Д. Быков― Такого спектакля, который нам сейчас выдали с арестом Серебренникова, никакому Серебренникову не поставить. Многие вчера в толпе у Басманного суда говорили, что это его лучшая постановка. И действительно, вот эти аплодисменты, которые вспыхивали в толпе, как обычно провожают художника во время похорон… Ну, иногда, я думаю, теперь можно и во время суда, потому что это было единственно доступное нам средство его поддержать.
Это все театр террора, который имеет своей целью как-то занять публику. Ну, публику можно занимать разными вещами: можно, например, строительством, можно борьбой, можно иногда войной. А если на все это нет ресурса, то такое подростковое развлечение, немножко такое онаническое, рискнул бы я сказать, когда вся толпа занимается вот этой детской радостью травли, детским удовольствием от того, что травят не тебя, ну и созерцанием публичных расправ — что тоже, конечно, очень греет сердца инфантильных, недозрелых людей, тех, у которых нет радостей более высокого порядка, потому что травля, швыряние костей толпе — это радости порядка очень низкого.
Но это, мне кажется, единственный сегодня способ создать какую-то иллюзию борьбы с воровством. Потому что, конечно, когда речь идет о «воровстве» Серебренникова (в кавычки беру это «воровство», потому что оно не доказано) и о бухгалтере Масляевой, совершенно беззащитной, и о Малобродском, и на этом фоне мы читаем расследование Навального — тогда понятно, что правосудие в России очень избирательно и что главная вина Серебренникова, конечно, заключалась в другом. Она заключалась и не в фильме «Ученик», потому что плевать им на фильм «Ученик». И даже мне, понимаете, не интересна та конкретная мелкая логика, которая привела к этому преследованию. Кому-то перешел дорогу — кто-то обиделся, кто-то настучал, неважно.
Есть высшая логика, которой эти персонажи следуют интуитивно. А высшая логика заключается в том, чтобы сегодня подбрасывать народу казни — нехитрое развлечение. Мы все знаем, что взят может быть каждый в любое время и за что угодно. И по большому счету все, что мы можем делать — это вот собираться у Басманного суда и аплодировать, аплодировать даже непонятно чему — то ли приговору, то ли суду, то ли собственной солидарности. Я хорошо помню, как во время маршей по Сретенке (там есть такая гора, с которой хорошо видно хвост шествия) все аплодировали себе. «Какая огромная толпа! Как нас много!» «Боже, какими мы были наивными! Как же мы молоды были тогда!» Иными словами, мне кажется, что логика террора — это логика инфантильного сознания, которое не знает более высоких удовольствий.

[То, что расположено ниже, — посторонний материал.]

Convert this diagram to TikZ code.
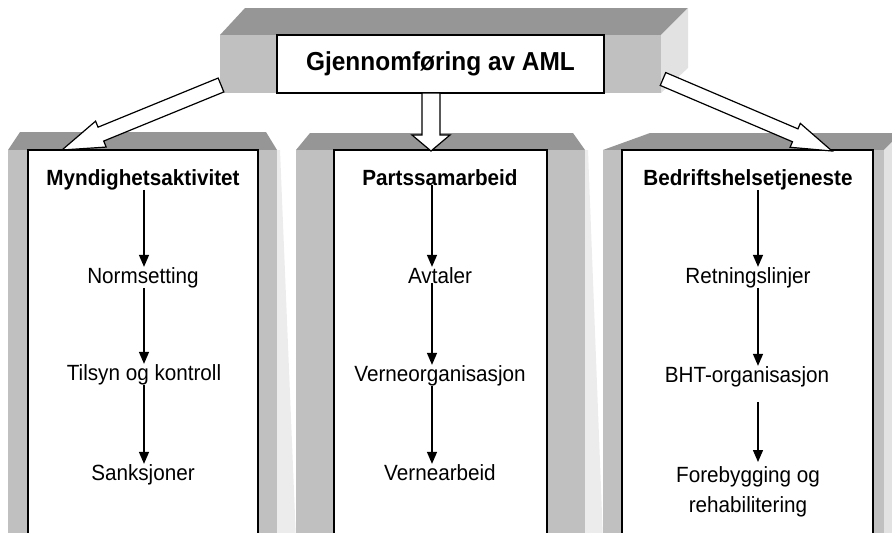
\documentclass[tikz,border=0pt]{standalone}
\usepackage{fontspec}
\setmainfont{Liberation Sans}[FakeStretch=0.94]
\usetikzlibrary{arrows.meta,calc}

\definecolor{topface}{gray}{0.59}
\definecolor{frontface}{gray}{0.753}
\definecolor{sideface}{gray}{0.885}
\definecolor{sidelight}{gray}{0.925}

\tikzset{
  blockarrow/.style={draw=black, fill=white, line width=1.2pt, line join=miter},
  flow/.style={line width=1.4pt, -{Triangle[length=12pt,width=10pt]}},
  whitebox/.style={draw=black, fill=white, line width=1.2pt, inner sep=0pt, outer sep=0pt},
  itemtext/.style={font=\fontsize{22}{30}\selectfont, inner sep=0pt, anchor=base},
  colhead/.style={itemtext, font=\fontsize{22}{30}\selectfont\bfseries},
}

% hollow block arrow: tail, tip, shaft half width, head half width, head length
\newcommand\hollowarrow[5]{%
  \coordinate (ha-c) at ($(#2)!#5!(#1)$);
  \draw[blockarrow] ($(#1)!#3!90:(#2)$) -- ($(ha-c)!#3!-90:(#1)$)
    -- ($(ha-c)!#4!-90:(#1)$) -- (#2) -- ($(ha-c)!#4!90:(#1)$)
    -- ($(ha-c)!#3!90:(#1)$) -- ($(#1)!#3!-90:(#2)$) -- cycle;}

\begin{document}
\begin{tikzpicture}[x=1pt, y=-1pt]
\useasboundingbox (0,0) rectangle (892,533);
\begin{scope}
\clip (0,0) rectangle (892,533);

% top block (cube)
\fill[topface] (220,35) -- (245,8) -- (688,8) -- (661,35) -- cycle;
\fill[sideface] (661,35) -- (688,8) -- (688,68) -- (661,93) -- cycle;
\fill[frontface] (220,35) rectangle (661,93);
\node[whitebox, minimum width=327pt, minimum height=58pt,
      font=\fontsize{26}{30}\selectfont\bfseries] (top) at (440.5,64)
      {Gjennomføring av AML};

% column 1
\fill[topface] (8,150) -- (20,132) -- (266,132) -- (277,150) -- cycle;
\fill[sidelight] (277,150) -- (280,150) -- (296,540) -- (277,540) -- cycle;
\fill[frontface] (8,150) rectangle (277,540);
\node[whitebox, anchor=north west, minimum width=230pt, minimum height=390pt] (col1) at (28,150) {};

% column 2
\fill[topface] (296,150) -- (310,133) -- (573,133) -- (585,150) -- cycle;
\fill[sidelight] (585,150) -- (588,150) -- (603,540) -- (585,540) -- cycle;
\fill[frontface] (296,150) rectangle (585,540);
\node[whitebox, anchor=north west, minimum width=213pt, minimum height=390pt] (col2) at (334,150) {};

% column 3
\fill[topface] (603,150) -- (650,133) -- (901,133) -- (884,150) -- cycle;
\fill[sideface] (884,150) -- (901,133) -- (901,540) -- (884,540) -- cycle;
\fill[frontface] (603,150) rectangle (884,540);
\node[whitebox, anchor=north west, minimum width=251pt, minimum height=390pt] (col3) at (622,150) {};

% block arrows from the top block to the columns
\coordinate (l-tail) at (221,85);
\coordinate (l-tip) at (62,150);
\coordinate (m-tail) at (431,93);
\coordinate (m-tip) at (431,151);
\coordinate (r-tail) at (663,79);
\coordinate (r-tip) at (832,151);
\hollowarrow{l-tail}{l-tip}{7.5pt}{14pt}{42pt}
\hollowarrow{m-tail}{m-tip}{9pt}{19pt}{16pt}
\hollowarrow{r-tail}{r-tip}{7pt}{13pt}{40pt}

% column 1 texts
\node[colhead] (a0) at (143,185) {Myndighetsaktivitet};
\node[itemtext] (a1) at (143,283) {Normsetting};
\node[itemtext] (a2) at (144,380) {Tilsyn og kontroll};
\node[itemtext] (a3) at (143,480) {Sanksjoner};
\coordinate (ax) at (144,0);
\draw[flow] (a0.south -| ax) -- (a1.north -| ax);
\draw[flow] (a1.south -| ax) -- (a2.north -| ax);
\draw[flow] (a2.south -| ax) -- (a3.north -| ax);

% column 2 texts
\node[colhead] (b0) at (440,185) {Partssamarbeid};
\node[itemtext] (b1) at (440,283) {Avtaler};
\node[itemtext] (b2) at (440,381) {Verneorganisasjon};
\node[itemtext] (b3) at (440,480) {Vernearbeid};
\coordinate (bx) at (432,0);
\draw[flow] (b0.south -| bx) -- (b1.north -| bx);
\draw[flow] (b1.south -| bx) -- (b2.north -| bx);
\draw[flow] (b2.south -| bx) -- (b3.north -| bx);

% column 3 texts
\node[colhead] (c0) at (748,185) {Bedriftshelsetjeneste};
\node[itemtext] (c1) at (748,283) {Retningslinjer};
\node[itemtext] (c2) at (747,382) {BHT-organisasjon};
\node[itemtext, anchor=north, align=center] (c3) at (748,466) {Forebygging og\\rehabilitering};
\coordinate (cx) at (758,0);
\draw[flow] (c0.south -| cx) -- (c1.north -| cx);
\draw[flow] (c1.south -| cx) -- (c2.north -| cx);
\draw[flow, shorten <=15pt] (c2.south -| cx) -- ($(c3.north -| cx)+(0,-4)$);
\end{scope}
\end{tikzpicture}
\end{document}
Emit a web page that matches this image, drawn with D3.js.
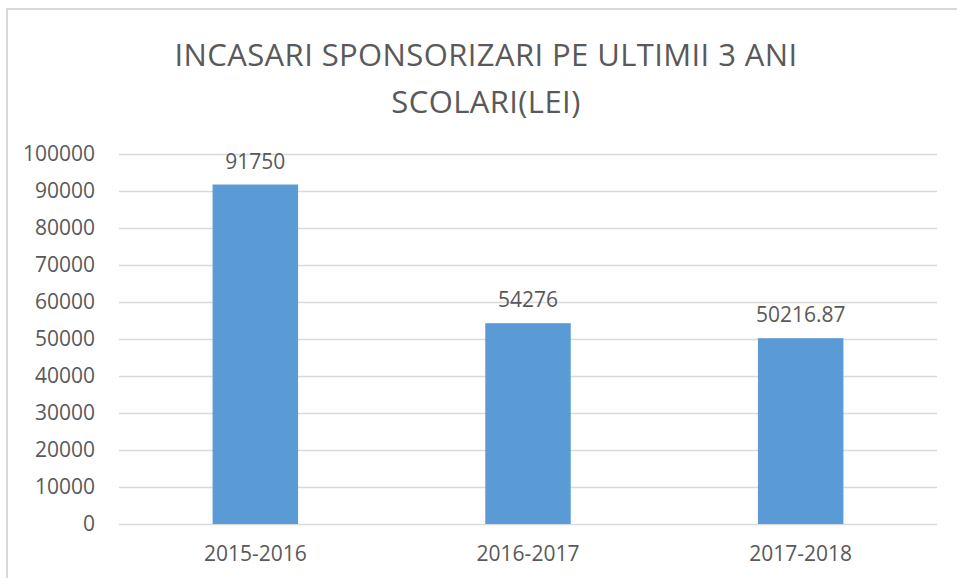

Чем это закончится? Понятно, чем это закончится — чем заканчивается всегда. А как скоро закончится? Думаю, что скоро. Но в историческом масштабе… Понимаете, что такое «скоро» для истории? «Для Вселенной двадцать лет мало», — как мы помним из песни хрестоматийной. Другое дело, как мне кажется, что количество людей, способных наслаждаться репрессиями, в России с каждым очередным витком этого театра все-таки меньше, потому что какое-то воспитание происходит же. Люди же понимают, что сегодня пришли за Серебренниковым, а завтра — за ними. То есть момент восторга от того, что это не ты, становится все короче. Поэтому мне кажется, что либо понадобятся очень сильнодействующие средства — и тогда все закончится быстро; либо это будут по-прежнему точечные удары — и тогда есть шанс как-то еще год-другой тянуть.
В принципе же, разочарование, по-моему, стало очень массовым, причем обоюдным. Есть же еще разочарование людей, ожидавших от Путина гораздо больших злодейств, а он, как у Салтыкова-Щедрина, «чижика съел». До сих пор еще вполне активные и чрезвычайно многословные люди, которые верят, что надо было идти до Киева. И они разочарованы тоже. Всегда, когда не можешь предложить ни полноценной святости, ни полноценного зверства, ни творческого труда, ни масштабного садизма, оказываешься виноват во всем. Так что мне представляется, что это такой все-таки виток, а не окончательный триумф растления. Как это пойдет дальше? Посмотрим.
А что касается самого Серебренникова, то, если он сейчас нас слышит… А я думаю, что возможность слышать радио-то у него есть. Кирилл, я очень горжусь знакомством с вами. Я вас считаю замечательным и интересным человеком. Я никогда с вами не согласен. Очень много из ваших постановок, и особенно «Изображая жертву», вы знаете, вызывают у меня самый горячий протест. Но в искренности ваших подвигов и вашей честности, и в интересе вашем, в ваших поисках, в их абсолютной органичности и в отсутствии какой-либо ангажированности, чтобы вы ни ставили, — в этом я не сомневаюсь абсолютно. И поэтому большой вам привет! И ждем вас на воле. Будем вас изо всех сил ругать за новые постановки.